Salim Jay introduit chacun des extraits par quelques lignes utiles et plaisantes. Faris Chidyaq (1855) ouvre le bal et François Cavanna (2011) le referme. Entre, défilent des Grecs (Cavafy, Tsirkas, Alexakis…), des Algériens (Boudjedra, Yacine, Djemaï, Lakhous…), des Espagnols (Chirbes, Goytisolo, Vasquez, Fajardo…), des Egyptiens (Cossery, Hussein, Ibrahim), des Turcs et autres Italiens, sans oublier quelques plumes nationales : de Clavel à Delphine Coulin en passant par Marie N’Diay, Ahmed Kalouaz, Robert Solé ou Hélène Cixous.

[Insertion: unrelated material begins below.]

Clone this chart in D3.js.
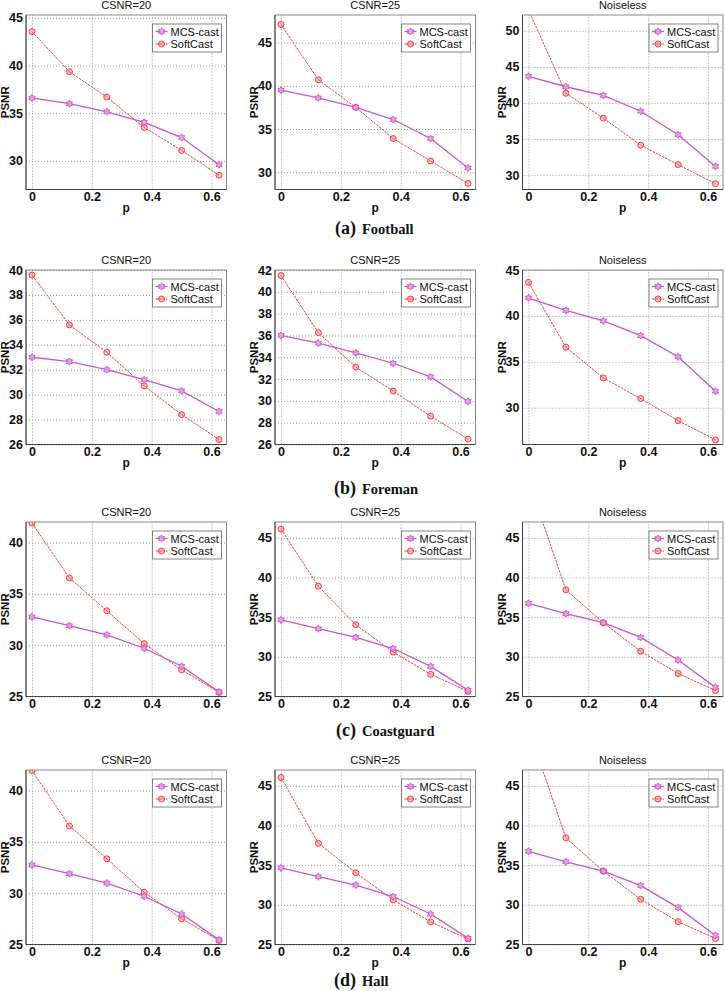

Journaliste, spécialiste des littératures de la migration, des littératures arabes et maghrébines, Salim Jay est aussi écrivain et l’auteur notamment de Embourgeoisement immédiat et de Victoire partagée (La Différence, 2006 et 2008). Dans l’introduction, il écrit : "Émigrer, c’est d’abord, souvent, être regardé, évité, se cacher des autres ou bien être accueillis par eux, à moins qu’ignoré voire conspué. C’est trop souvent de nos jours avoir traversé l’enfer pour aboutir en centre de rétention : mais émigrer, c’est aussi et plus souvent qu’on ne veut désormais l’entendre dire, être apprécier de ceux parmi lesquels on vit et les apprécier, tout en participant à la vie matérielle et intellectuelle du pays natal, plus efficacement que beaucoup ne l’imaginent".

Mustapha Harzoune

Salim Jay, Littératures méditerranéennes et horizons migratoires. Une anthologie, Édition Séguier, 2011, 386 pages, 22€.